Stated exercise
Count how many lines in this material contain "chart". The answer is that number alone.

Material shown
--- start ---
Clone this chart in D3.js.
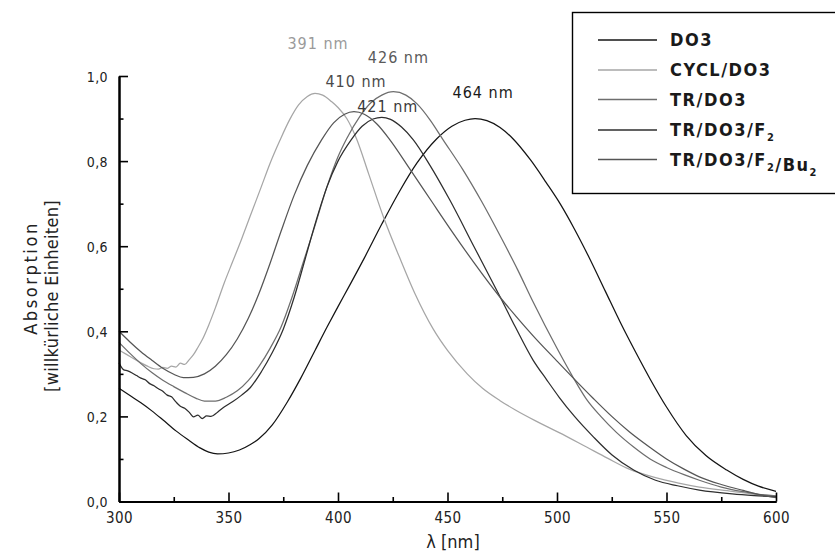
<!DOCTYPE html>
<html>
<head>
<meta charset="utf-8">
<script src="https://cdn.jsdelivr.net/npm/d3@7"></script>
<style>
  html, body { margin: 0; padding: 0; background: #fff; }
  svg { display: block; }
</style>
</head>
<body>
<svg id="chart" width="835" height="554"></svg>
<script>
// ---------------- data ----------------
const seriesNames = ["DO3", "CYCL/DO3", "TR/DO3", "TR/DO3/F2", "TR/DO3/F2/Bu2"];

const DO3 = [[300,0.266],[305,0.249],[310,0.232],[315,0.213],[320,0.192],[326,0.166],[331.6,0.145],[337,0.126],[341,0.116],[345,0.112],[350,0.114],[355,0.121],[360,0.134],[364,0.148],[370,0.18],[377,0.235],[383,0.29],[389.5,0.355],[395,0.41],[400,0.458],[405,0.505],[412,0.572],[420,0.652],[428,0.728],[436,0.795],[445,0.852],[452,0.882],[458,0.896],[462.6,0.9],[468,0.895],[474,0.879],[480,0.852],[488,0.802],[495,0.75],[501.4,0.7],[508,0.64],[515,0.57],[522,0.495],[529,0.42],[536,0.35],[542.5,0.288],[550,0.222],[559,0.155],[568,0.108],[577.5,0.074],[585,0.052],[592,0.036],[600,0.024]];

const CYCL_DO3 = [[300,0.356],[303,0.347],[306,0.338],[310,0.326],[313,0.318],[316,0.312],[318,0.311],[320,0.315],[322,0.313],[324,0.318],[326,0.316],[328,0.325],[330,0.322],[332,0.333],[334,0.345],[336,0.362],[338,0.38],[341,0.415],[344,0.455],[348,0.513],[352,0.565],[356,0.617],[360,0.672],[365,0.74],[369,0.795],[373.5,0.849],[378,0.898],[382,0.932],[386,0.952],[389.5,0.959],[393,0.955],[397,0.94],[400,0.926],[404,0.9],[408.5,0.852],[414,0.77],[421,0.665],[428,0.575],[435,0.49],[443.5,0.405],[450,0.355],[459,0.3],[466,0.266],[474,0.237],[481,0.215],[490,0.19],[501,0.162],[513.5,0.128],[523,0.102],[533,0.076],[545,0.056],[555,0.044],[565,0.034],[580,0.024],[590,0.017],[600,0.012]];

const TR_DO3 = [[300,0.374],[305,0.348],[310,0.324],[315,0.303],[320,0.285],[325,0.27],[330,0.256],[335,0.243],[339,0.236],[344,0.236],[349,0.245],[354,0.26],[359,0.284],[364,0.318],[369,0.36],[374,0.41],[379,0.48],[384,0.56],[389,0.64],[395,0.74],[400,0.81],[404,0.853],[410,0.905],[415,0.937],[420,0.955],[425.3,0.963],[431,0.955],[436,0.935],[442,0.897],[448,0.85],[457,0.78],[465.6,0.705],[475,0.615],[482,0.545],[489,0.47],[500,0.36],[507,0.295],[513.5,0.24],[520,0.2],[527,0.163],[535,0.128],[542.5,0.1],[550,0.08],[558,0.063],[565,0.05],[575,0.034],[585,0.023],[592,0.017],[600,0.013]];

const TR_DO3_F2 = [[300,0.326],[302,0.31],[304,0.307],[306,0.302],[308,0.296],[310,0.29],[312,0.286],[314,0.277],[316,0.272],[318,0.265],[320,0.259],[322,0.25],[324,0.246],[326,0.234],[328,0.224],[330,0.219],[332,0.21],[334,0.199],[336,0.203],[338,0.195],[340,0.201],[342,0.2],[345,0.21],[348,0.222],[352,0.235],[356,0.25],[360,0.268],[365,0.305],[370,0.35],[375,0.405],[380,0.48],[385,0.57],[390,0.66],[395,0.74],[400,0.8],[406,0.85],[411,0.882],[416,0.899],[420,0.903],[424,0.898],[429,0.88],[434.4,0.85],[442,0.79],[451,0.709],[462,0.6],[474,0.481],[481,0.41],[489,0.333],[495.3,0.286],[501,0.245],[508,0.2],[516.6,0.152],[525,0.11],[535,0.074],[545,0.05],[555,0.037],[565,0.027],[580,0.018],[590,0.014],[600,0.011]];

const TR_DO3_F2_Bu2 = [[300,0.4],[305,0.375],[310,0.352],[315,0.332],[320,0.313],[325,0.299],[329.4,0.291],[334,0.292],[339,0.3],[344,0.318],[349,0.345],[354,0.382],[359,0.43],[364,0.49],[369,0.56],[374,0.635],[380,0.72],[386,0.79],[392.5,0.85],[398,0.89],[403,0.91],[407.3,0.916],[412,0.91],[418,0.886],[423.7,0.85],[433,0.78],[442.8,0.705],[452,0.635],[462,0.562],[474,0.48],[481,0.437],[489,0.39],[500,0.33],[508,0.287],[516.6,0.242],[525,0.2],[533,0.164],[542.5,0.127],[550,0.1],[558,0.076],[565,0.058],[575,0.04],[585,0.026],[592,0.017],[600,0.009]];

const seriesData = [DO3, CYCL_DO3, TR_DO3, TR_DO3_F2, TR_DO3_F2_Bu2];
const peakWavelengths = [462.6, 389.5, 425.3, 420, 407.3];
const peakLabels = ["464 nm", "391 nm", "426 nm", "421 nm", "410 nm"];

const xMajorTicks = [300, 350, 400, 450, 500, 550, 600];
const xMinorTicks = [325, 375, 425, 475, 525, 575];
const yMajorTicks = [0, 0.2, 0.4, 0.6, 0.8, 1.0];
const yMinorTicks = [0.1, 0.3, 0.5, 0.7, 0.9];
const yTickLabels = ["0,0", "0,2", "0,4", "0,6", "0,8", "1,0"];

// ---------------- styling / layout ----------------
const colors = ["#141414", "#a6a6a6", "#6e6e6e", "#2e2e2e", "#555555"];
const labelColors = ["#1a1a1a", "#9a9a9a", "#5a5a5a", "#3a3a3a", "#4a4a4a"];
// label offsets relative to peak (dx, dy in px)
const labelOffsets = [[8, -26], [3, -50], [5, -35], [6, -11], [2, -31]];

const svg = d3.select("#chart");
const mLeft = 119, mRight = 776, mTop = 76, mBottom = 501.5;

const x = d3.scaleLinear().domain([300, 600]).range([mLeft, mRight]);
const y = d3.scaleLinear().domain([0, 1]).range([mBottom, mTop]);

// curves
const line = d3.line().x(d => x(d[0])).y(d => y(d[1])).curve(d3.curveMonotoneX);
svg.append("g").selectAll("path").data(seriesData).join("path")
  .attr("d", line)
  .attr("fill", "none")
  .attr("stroke", (d, i) => colors[i])
  .attr("stroke-width", 1.25)
  .attr("stroke-linejoin", "round");

// axes
const fontCond = "'DejaVu Sans Condensed', 'DejaVu Sans', sans-serif";

const xAxis = svg.append("g").attr("transform", `translate(0,${mBottom})`)
  .call(d3.axisBottom(x).tickValues(xMajorTicks).tickSizeInner(-9).tickSizeOuter(0).tickPadding(11).tickFormat(d3.format("d")));
const xMinor = svg.append("g").attr("transform", `translate(0,${mBottom})`)
  .call(d3.axisBottom(x).tickValues(xMinorTicks).tickSizeInner(-4.5).tickSizeOuter(0).tickFormat(""));
const yAxis = svg.append("g").attr("transform", `translate(${mLeft},0)`)
  .call(d3.axisLeft(y).tickValues(yMajorTicks).tickSizeInner(-9).tickSizeOuter(0).tickPadding(11).tickFormat((d, i) => yTickLabels[i]));
const yMinor = svg.append("g").attr("transform", `translate(${mLeft},0)`)
  .call(d3.axisLeft(y).tickValues(yMinorTicks).tickSizeInner(-4.5).tickSizeOuter(0).tickFormat(""));

[xAxis, xMinor, yAxis, yMinor].forEach(g => {
  g.select(".domain").attr("stroke", "#000").attr("stroke-width", 2);
  g.selectAll(".tick line").attr("stroke", "#000").attr("stroke-width", 1.6);
});
xAxis.selectAll("text").attr("font-family", fontCond).attr("font-size", 15).attr("letter-spacing", "0.4px").attr("fill", "#222");
yAxis.selectAll("text").attr("font-family", fontCond).attr("font-size", 14).attr("letter-spacing", "0.4px").attr("fill", "#222").attr("dy", "0.36em");

// axis titles
svg.append("text").attr("x", 453).attr("y", 548)
  .attr("text-anchor", "middle").attr("font-family", fontCond).attr("font-size", 18).attr("fill", "#222")
  .text("λ [nm]");
svg.append("text").attr("transform", "translate(37,278) rotate(-90)")
  .attr("text-anchor", "middle").attr("font-family", fontCond).attr("font-size", 18).attr("letter-spacing", "2.6px").attr("fill", "#222")
  .text("Absorption");
svg.append("text").attr("transform", "translate(58,296) rotate(-90)")
  .attr("text-anchor", "middle").attr("font-family", fontCond).attr("font-size", 18).attr("letter-spacing", "0.3px").attr("fill", "#222")
  .text("[willkürliche Einheiten]");

// peak labels
svg.append("g").selectAll("text").data(peakLabels).join("text")
  .attr("x", (d, i) => x(peakWavelengths[i]) + labelOffsets[i][0])
  .attr("y", (d, i) => y(seriesData[i].find(p => p[0] === peakWavelengths[i])[1]) + labelOffsets[i][1])
  .attr("dy", "0.36em")
  .attr("text-anchor", "middle")
  .attr("font-family", fontCond).attr("font-size", 16).attr("letter-spacing", "1px")
  .attr("fill", (d, i) => labelColors[i])
  .text(d => d);

// legend
const lg = svg.append("g");
lg.append("rect").attr("x", 572.5).attr("y", 12.5).attr("width", 280).attr("height", 181)
  .attr("fill", "#fff").attr("stroke", "#000").attr("stroke-width", 1.4);
const rowY = [40, 70, 99.5, 130, 159.5];
seriesNames.forEach((name, i) => {
  lg.append("line").attr("x1", 598).attr("x2", 657).attr("y1", rowY[i]).attr("y2", rowY[i])
    .attr("stroke", colors[i]).attr("stroke-width", 1.4);
  const t = lg.append("text").attr("x", 670).attr("y", rowY[i]).attr("dy", "0.36em")
    .attr("font-family", fontCond).attr("font-size", 18).attr("font-weight", "bold")
    .attr("letter-spacing", "1.5px").attr("fill", "#1a1a1a");
  // render "2" following F/Bu as subscript
  const parts = name.split(/(?<=F|Bu)2/);
  parts.forEach((p, k) => {
    t.append("tspan").text(p);
    if (k < parts.length - 1) {
      t.append("tspan").attr("font-size", 11).attr("dy", "5").text("2");
      t.append("tspan").attr("dy", "-5").text("");
    }
  });
});
</script>
</body>
</html>
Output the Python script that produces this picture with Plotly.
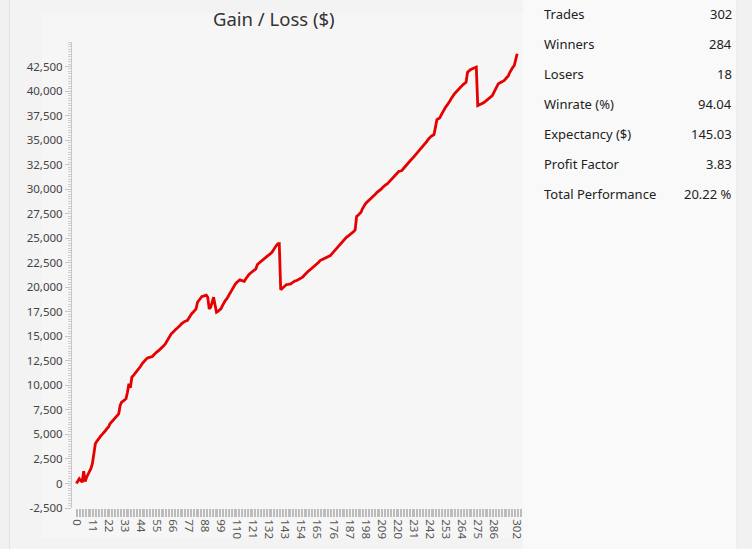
--- end ---
Response below
3